Provided material:
┄┄┄┄┄┄┄┄┄┄

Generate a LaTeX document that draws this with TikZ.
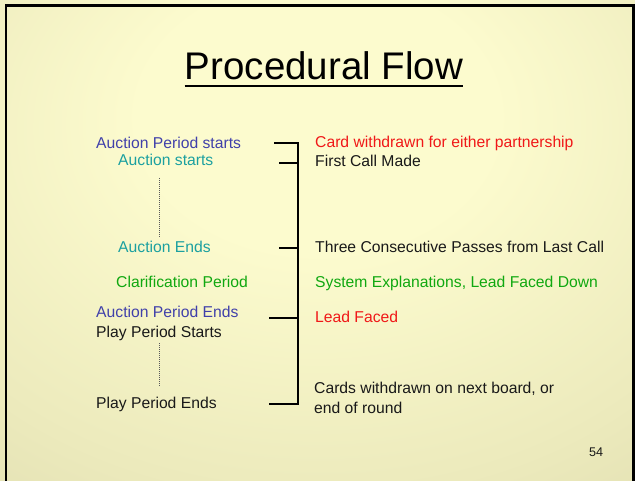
\documentclass[tikz,border=0pt]{standalone}
\usepackage{fontspec}
\setmainfont{Liberation Sans}
\usetikzlibrary{positioning}

\definecolor{bglite}{RGB}{252,251,206}
\definecolor{bgmid}{RGB}{236,234,188}
\definecolor{bgdark}{RGB}{215,212,168}
\definecolor{periodblue}{RGB}{64,64,170}
\definecolor{auctionteal}{RGB}{27,160,160}
\definecolor{clargreen}{RGB}{16,168,16}
\definecolor{leadred}{RGB}{240,24,24}
\definecolor{plaintxt}{RGB}{25,25,25}

\pgfdeclareradialshading{slidebg}{\pgfpoint{0bp}{15bp}}{color(0bp)=(bglite); color(14bp)=(bglite); color(36bp)=(bgmid); color(58bp)=(bgdark); color(100bp)=(bgdark)}

\begin{document}
\begin{tikzpicture}[x=1pt, y=-1pt,
    titletxt/.style={anchor=base, inner sep=0pt, font=\fontsize{38.5}{44}\selectfont},
    steptxt/.style={anchor=base west, inner sep=0pt, font=\fontsize{15.7}{20}\selectfont},
    bracket/.style={line width=2pt},
    gapline/.style={draw=black!65, line width=1pt, dash pattern=on 1pt off 1pt}]

    \useasboundingbox (0,0) rectangle (635,481);
    \shade[shading=slidebg] (0,0) rectangle (635,481);
    \draw[line width=2.5pt] (6,481) -- (6,5.5) -- (633.5,5.5) -- (633.5,481);

    % title
    \node (title) [titletxt] at (324,80) {Procedural Flow};
    \draw[line width=2.8pt] ([yshift=-6pt]title.base west) -- ([yshift=-6pt]title.base east);

    % left column
    \node (auction_period_starts) [steptxt, periodblue] at (96,148.5) {Auction Period starts};
    \node (auction_starts) [steptxt, auctionteal] at (118,165.5) {Auction starts};
    \node (auction_ends) [steptxt, auctionteal] at (118,252.5) {Auction Ends};
    \node (clarification) [steptxt, clargreen] at (116,287.5) {Clarification Period};
    \node (auction_period_ends) [steptxt, periodblue] at (96,317.5) {Auction Period Ends};
    \node (play_starts) [steptxt, plaintxt] at (96,337.5) {Play Period Starts};
    \node (play_ends) [steptxt, plaintxt] at (96,408.5) {Play Period Ends};

    % right column
    \node (card_withdrawn) [steptxt, leadred] at (315,147.5) {Card withdrawn for either partnership};
    \node (first_call) [steptxt, plaintxt] at (315,166.5) {First Call Made};
    \node (three_passes) [steptxt, plaintxt] at (315,252.5) {Three Consecutive Passes from Last Call};
    \node (explanations) [steptxt, clargreen] at (315,287.5) {System Explanations, Lead Faced Down};
    \node (lead_faced) [steptxt, leadred] at (315,323) {Lead Faced};
    \node (next_board) [steptxt, plaintxt, anchor=west, align=left] at (314,398) {Cards withdrawn on next board, or\\end of round};

    \node (page_no) [anchor=base west, inner sep=0pt, plaintxt, font=\fontsize{12.6}{15}\selectfont] at (589,456) {54};

    % dotted gaps
    \coordinate (gap1_top) at (159,178);
    \coordinate (gap1_bot) at (159,238);
    \coordinate (gap2_top) at (159,343);
    \coordinate (gap2_bot) at (159,387);
    \draw[gapline] (gap1_top) -- (gap1_bot);
    \draw[gapline] (gap2_top) -- (gap2_bot);

    % bracket
    \coordinate (spine_top) at (298,143);
    \coordinate (spine_bot) at (298,404);
    \coordinate (tick_top) at (274,143);
    \coordinate (tick_bot) at (269,404);
    \draw[bracket] (tick_top) -- (spine_top) -- (spine_bot) -- (tick_bot);
    \foreach \ty/\tx in {163/279, 248/279, 318/269}
        \draw[bracket] (\tx,\ty) -- (298,\ty);
\end{tikzpicture}
\end{document}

┄┄┄┄┄┄┄┄┄┄

Repeat the lines of the listing above verbatim, beginning at its first line and ending at the line containing "-- ([yshift=-6pt]title.base east);", which is included. Omit pictures.

Output of the task:
Generate a LaTeX document that draws this with TikZ.
\documentclass[tikz,border=0pt]{standalone}
\usepackage{fontspec}
\setmainfont{Liberation Sans}
\usetikzlibrary{positioning}

\definecolor{bglite}{RGB}{252,251,206}
\definecolor{bgmid}{RGB}{236,234,188}
\definecolor{bgdark}{RGB}{215,212,168}
\definecolor{periodblue}{RGB}{64,64,170}
\definecolor{auctionteal}{RGB}{27,160,160}
\definecolor{clargreen}{RGB}{16,168,16}
\definecolor{leadred}{RGB}{240,24,24}
\definecolor{plaintxt}{RGB}{25,25,25}

\pgfdeclareradialshading{slidebg}{\pgfpoint{0bp}{15bp}}{color(0bp)=(bglite); color(14bp)=(bglite); color(36bp)=(bgmid); color(58bp)=(bgdark); color(100bp)=(bgdark)}

\begin{document}
\begin{tikzpicture}[x=1pt, y=-1pt,
    titletxt/.style={anchor=base, inner sep=0pt, font=\fontsize{38.5}{44}\selectfont},
    steptxt/.style={anchor=base west, inner sep=0pt, font=\fontsize{15.7}{20}\selectfont},
    bracket/.style={line width=2pt},
    gapline/.style={draw=black!65, line width=1pt, dash pattern=on 1pt off 1pt}]

    \useasboundingbox (0,0) rectangle (635,481);
    \shade[shading=slidebg] (0,0) rectangle (635,481);
    \draw[line width=2.5pt] (6,481) -- (6,5.5) -- (633.5,5.5) -- (633.5,481);

    % title
    \node (title) [titletxt] at (324,80) {Procedural Flow};
    \draw[line width=2.8pt] ([yshift=-6pt]title.base west) -- ([yshift=-6pt]title.base east);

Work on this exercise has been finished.